Casi di sacerdoti martirizzati per aver mantenuto il segreto della confessione
Il sacerdote italiano,
esorcista salesiano, servo di Padre Pio ed erede di Don Bosco, morto in
concetto di santità nel secolo scorso, Don Giuseppe Tomaselli, in uno dei suoi
preziosi e innumerevoli libretti, intitolato: “La Confessione”, riporta alcuni
casi di sacerdoti che sono stati coinvolti in situazioni talmente estreme e
delicate, da preferire il martirio, piuttosto che violare il sigillo del
sacramento della riconciliazione.
In questa sede ne
citiamo solo tre esempi molto significativi che aiuteranno a comprendere
l’importanza fondamentale del ruolo arduo del confessore, non solo nei consigli
spirituali e nelle penitenze che egli rivolge e attribuisce ai fedeli che si
accostano a questo straordinario sacramento, ma specialmente nel segreto che
sono rigorosamente tenuti a rispettare, sotto pena di peccato mortale, delle
rivelazioni che i penitenti fanno nel confessionale.
ESEMPIO 1
-
Condannato
all’ergastolo.
Nel 1875 il Sacerdote
Kobylawies, curato di Oratoè presso Kiew, nella Russia, fu arrestato sotto
l’accusa di assassinio e condannato a vita ai lavori forzati in Siberia.
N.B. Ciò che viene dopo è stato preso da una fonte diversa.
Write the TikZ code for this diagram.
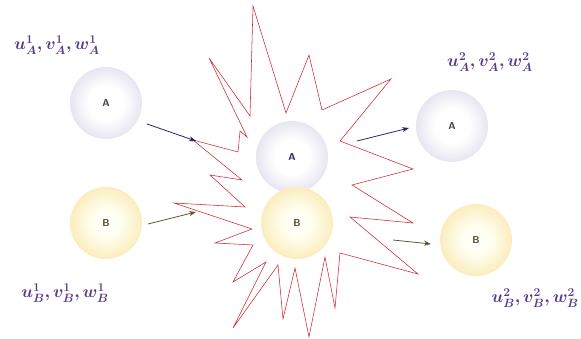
\documentclass[tikz,border=0pt]{standalone}
\usepackage{amsmath}
\usepackage{bm}
\usepackage{xcolor}
\usetikzlibrary{arrows.meta}
\definecolor{Lavender}{RGB}{186,181,215}
\definecolor{Golden}{RGB}{242,207,106}
\definecolor{Navy}{RGB}{40,36,100}
\definecolor{Olive}{RGB}{100,84,44}
\definecolor{Burst}{RGB}{204,40,52}
\definecolor{Velo}{RGB}{88,58,140}
\pgfdeclareradialshading{ballA}{\pgfpoint{0bp}{0bp}}{color(0bp)=(white); color(12bp)=(white); color(50bp)=(Lavender)}
\pgfdeclareradialshading{ballB}{\pgfpoint{0bp}{0bp}}{color(0bp)=(white); color(10bp)=(yellow!6); color(50bp)=(Golden)}

\begin{document}
\begin{tikzpicture}[x=1pt, y=-1pt,
	ballA/.style={circle, minimum size=72pt, inner sep=0pt, shading=ballA, font=\sffamily\bfseries\fontsize{10}{12}\selectfont, text=black!75},
	ballB/.style={circle, minimum size=72pt, inner sep=0pt, shading=ballB, font=\sffamily\bfseries\fontsize{10}{12}\selectfont, text=Olive!80!black},
	velo/.style={text=Velo, font=\fontsize{18}{21}\selectfont},
	moveA/.style={-{Stealth[length=7pt, width=5pt]}, Navy, thick},
	moveB/.style={-{Stealth[length=7pt, width=5pt]}, Olive, thick}]
	\useasboundingbox (0,0) rectangle (581,339);
	% collision burst
	\draw[Burst, line width=0.55pt, line join=miter]
		(253,6) -- (250,116) -- (209,58) -- (247,137) -- (240,131) -- (238,152)
		-- (193,140) -- (242,180) -- (210,175) -- (245,207) -- (174,203) -- (252,229)
		-- (215,243) -- (253,245) -- (233,282) -- (266,262) -- (233,328) -- (278,265)
		-- (283,319) -- (295,268) -- (309,337) -- (325,257) -- (335,308) -- (340,253)
		-- (418,274) -- (350,217) -- (413,223) -- (352,185) -- (413,169) -- (340,141)
		-- (391,79) -- (322,110) -- (309,55) -- (286,113) -- cycle;
	% balls
	\node[ballA] (A1) at (106,103) {A};
	\node[ballB] (B1) at (106,223) {B};
	\node[ballA, text=Navy] (A0) at (292,157) {A};
	\node[ballB] (B0) at (297,223) {B};
	\node[ballA] (A2) at (452,126) {A};
	\node[ballB] (B2) at (476,240) {B};
	% velocities
	\node[velo] (vA1) at (57,45) {$\bm{u_A^1, v_A^1, w_A^1}$};
	\node[velo] (vA2) at (490,62) {$\bm{u_A^2, v_A^2, w_A^2}$};
	\node[velo] (vB1) at (65,293) {$\bm{u_B^1, v_B^1, w_B^1}$};
	\node[velo, anchor=west] (vB2) at (488,298) {$\bm{u_B^2, v_B^2, w_B^2}$};
	% motion arrows
	\coordinate (a1s) at (147,124);
	\coordinate (a1e) at (196,141);
	\coordinate (b1s) at (148,224);
	\coordinate (b1e) at (196,212);
	\coordinate (a2s) at (357,141);
	\coordinate (a2e) at (409,128);
	\coordinate (b2s) at (393,240);
	\coordinate (b2e) at (431,244);
	\draw[moveA] (a1s) -- (a1e);
	\draw[moveB] (b1s) -- (b1e);
	\draw[moveA] (a2s) -- (a2e);
	\draw[moveB] (b2s) -- (b2e);
\end{tikzpicture}
\end{document}
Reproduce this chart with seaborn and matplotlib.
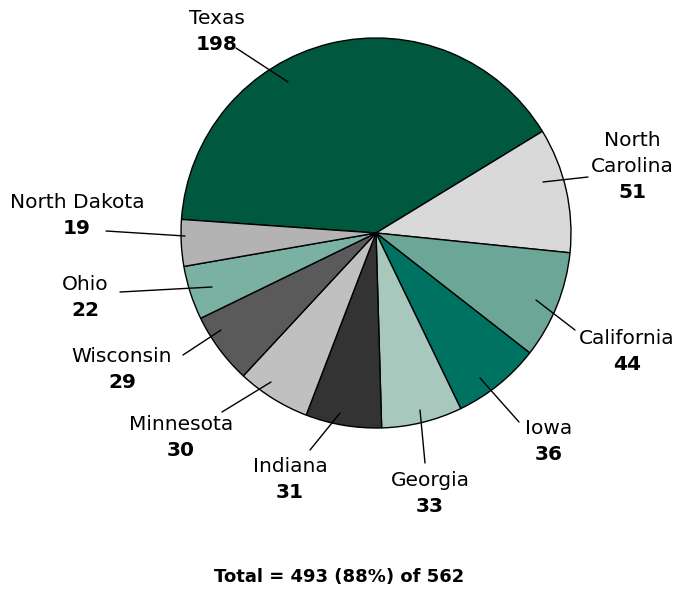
import matplotlib
matplotlib.use("Agg")
import matplotlib.pyplot as plt
import seaborn as sns

states = ["Texas", "North\nCarolina", "California", "Iowa", "Georgia",
          "Indiana", "Minnesota", "Wisconsin", "Ohio", "North Dakota"]
counts = [198, 51, 44, 36, 33, 31, 30, 29, 22, 19]
colors = ["#00583F", "#D9D9D9", "#6CA696", "#007261", "#A8C8BD",
          "#333333", "#C0C0C0", "#5A5A5A", "#7BB1A2", "#B3B3B3"]
total_text = "Total = 493 (88%) of 562"

sns.set_style("white")
plt.rcParams['font.family'] = ['DejaVu Sans']

W, H = 679, 592
fig = plt.figure(figsize=(W / 100, H / 100), dpi=100)
ax = fig.add_axes([0, 0, 1, 1])

cx, cy, r = 376, H - 233, 195
ax.pie(counts, colors=colors, startangle=176, counterclock=False,
       center=(cx, cy), radius=r, frame=True,
       wedgeprops=dict(edgecolor="black", linewidth=1.0))
ax.set_xlim(0, W)
ax.set_ylim(0, H)
ax.set_aspect("equal")
ax.axis("off")

# label text center (x, y of name line) and leader line endpoints (pixel coords, y down)
layout = [
    ((217, 18), (236, 48), (288, 82)),
    ((632, 140), (588, 177), (543, 182)),
    ((627, 338), (575, 330), (536, 300)),
    ((549, 428), (519, 422), (480, 378)),
    ((430, 480), (425, 463), (420, 410)),
    ((290, 467), (310, 450), (340, 413)),
    ((181, 425), (222, 412), (271, 382)),
    ((122, 356), (183, 355), (221, 330)),
    ((85, 284), (120, 292), (212, 287)),
    ((77, 203), (106, 231), (185, 236)),
]

fs = 14.5
lh = 26
for name, val, ((tx, ty), (lx0, ly0), (lx1, ly1)) in zip(states, counts, layout):
    lines = name.split("\n")
    for i, ln in enumerate(lines):
        ax.text(tx, H - (ty + i * lh), ln, ha="center", va="center",
                fontsize=fs, color="black")
    ax.text(tx, H - (ty + len(lines) * lh), str(val), ha="center", va="center",
            fontsize=fs, fontweight="bold", color="black")
    ax.plot([lx0, lx1], [H - ly0, H - ly1], color="black", lw=1.0)

ax.text(339, H - 577, total_text, ha="center", va="center", fontsize=13,
        fontweight="bold", color="black")

fig.savefig("out.png", dpi=100)
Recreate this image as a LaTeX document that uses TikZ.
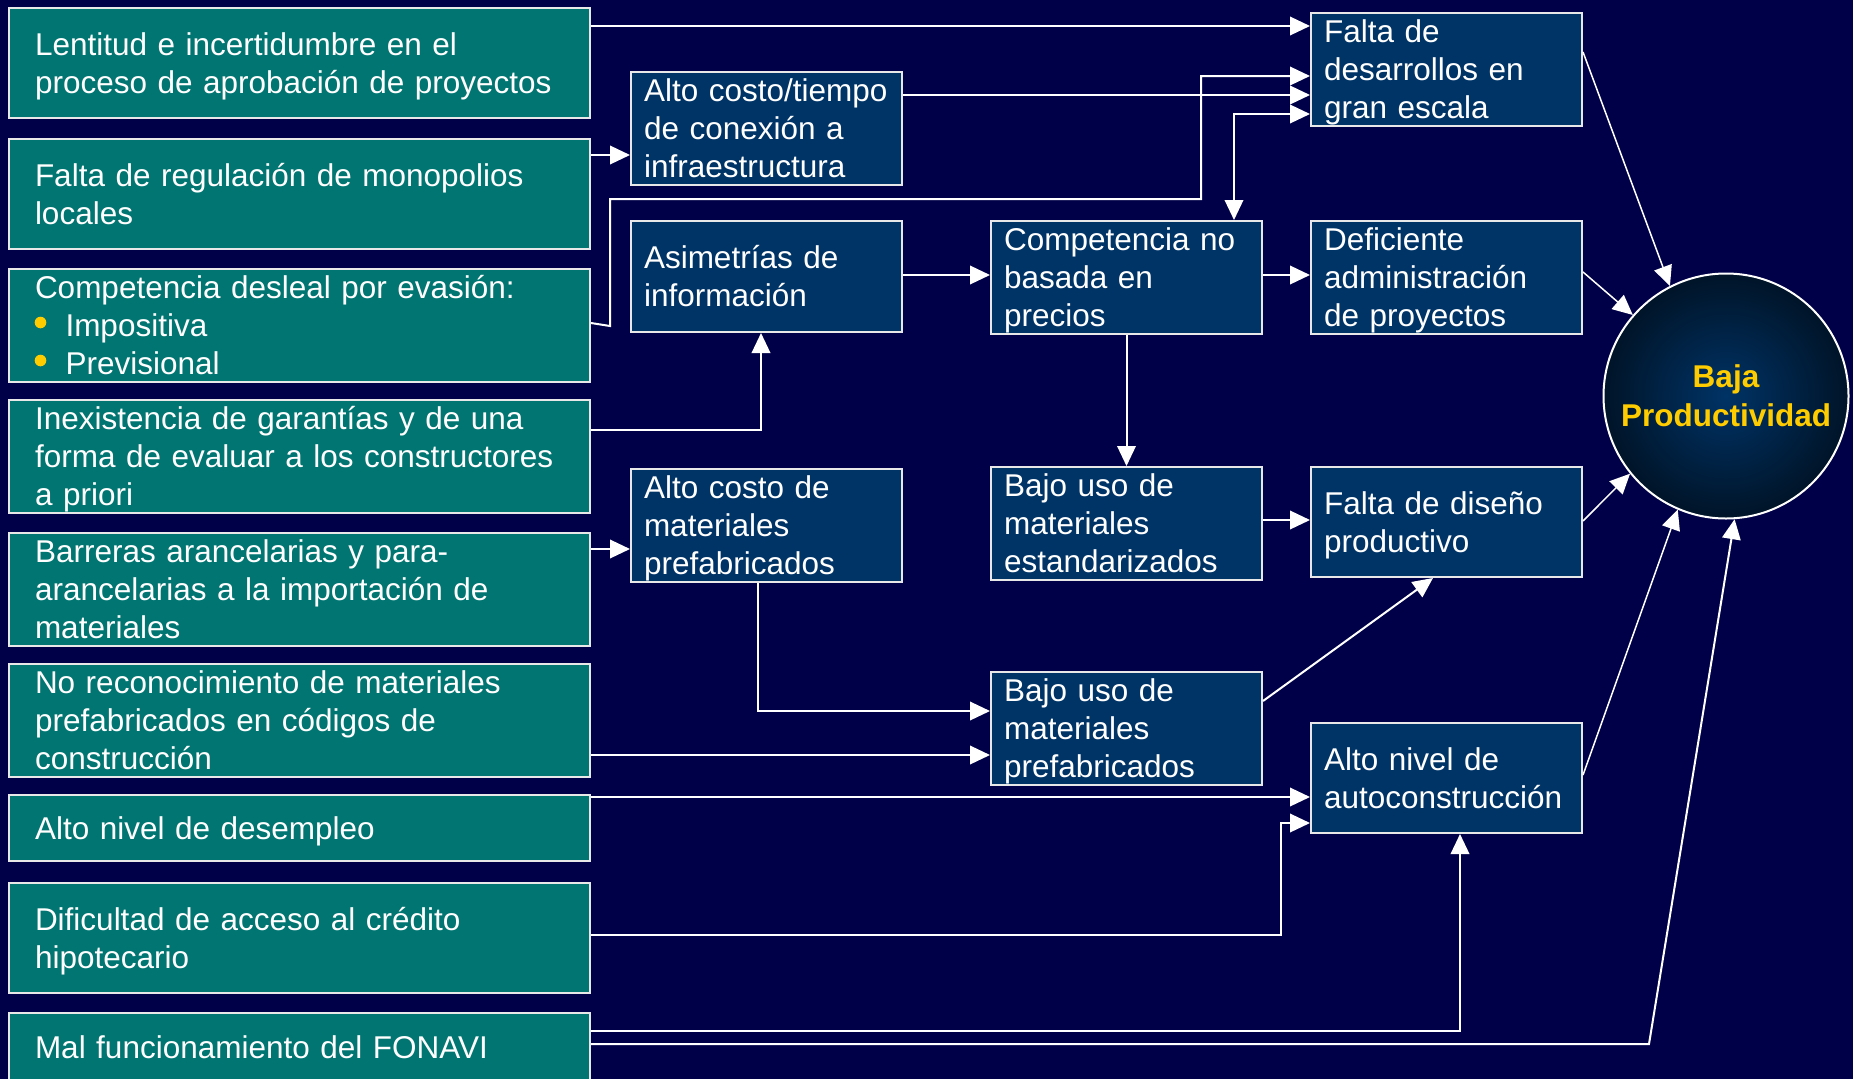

Dopo
diversi anni, si trovò sul letto di morte l’organista della Chiesa di Oratoè e
non potendo egli resistere al rimorso della colpa, fece venire l’autorità
giudiziaria e comunale e confessò pubblicamente che l’autore dell’assassinio,
di cui era stato incolpato il Sacerdote di Kobylawies, era lui stesso. Disse
pure che per allontanare ogni sospetto, si era servito del fucile preso al
curato e si era poi confessato al medesimo per chiudergli del tutto la bocca,
nelle indicazioni che avrebbe chiesto la Giustizia. Dopo di ciò, l’autorità si
rivolse a Pietroburgo per la liberazione del Sacerdote. Fu risposto che era
morto da parecchi mesi. Gloriosa vittima del segreto confessionale!
ESEMPIO 2
Il seguente fatto
avvenne nel 1825 a Callao nel Perù. Il reverendo Pietro Marieux fu chiamato a
confessare alcuni rivoluzionari, i quali erano stati condannati a morte. Il
generale Rodil, dopo aver fatto fucilare gli insorti, intimò al Sacerdote di dire
quello che aveva sentito in Confessione, sperando di conoscere così altri
rivoluzionari. Non riuscendo con promesse, si venne alle minacce. Essendo tutto
inutile, il generale furibondo disse: O parlate o morrete fucilato anche voi! –
Fu messo allora in un cassone e fucilato; dopo venne seppellito senza che se ne
constatasse la morte. I particolari furono deposti da testimoni oculari, tra
cui alcuni erano parenti del Sacerdote.
ESEMPIO 3
San Giovanni
Nepomuceno, canonico di Praga, in Boemia, fu tentato a rompere il sigillo della
Confessione. Si rifiutò energicamente e per punizione fu gettato nel fiume
Moldava.
Fonte: Don Giuseppe
Tomaselli, La Confessione, Opera
Caritativa Salesiana, 1946, pp. 30-31-32-33.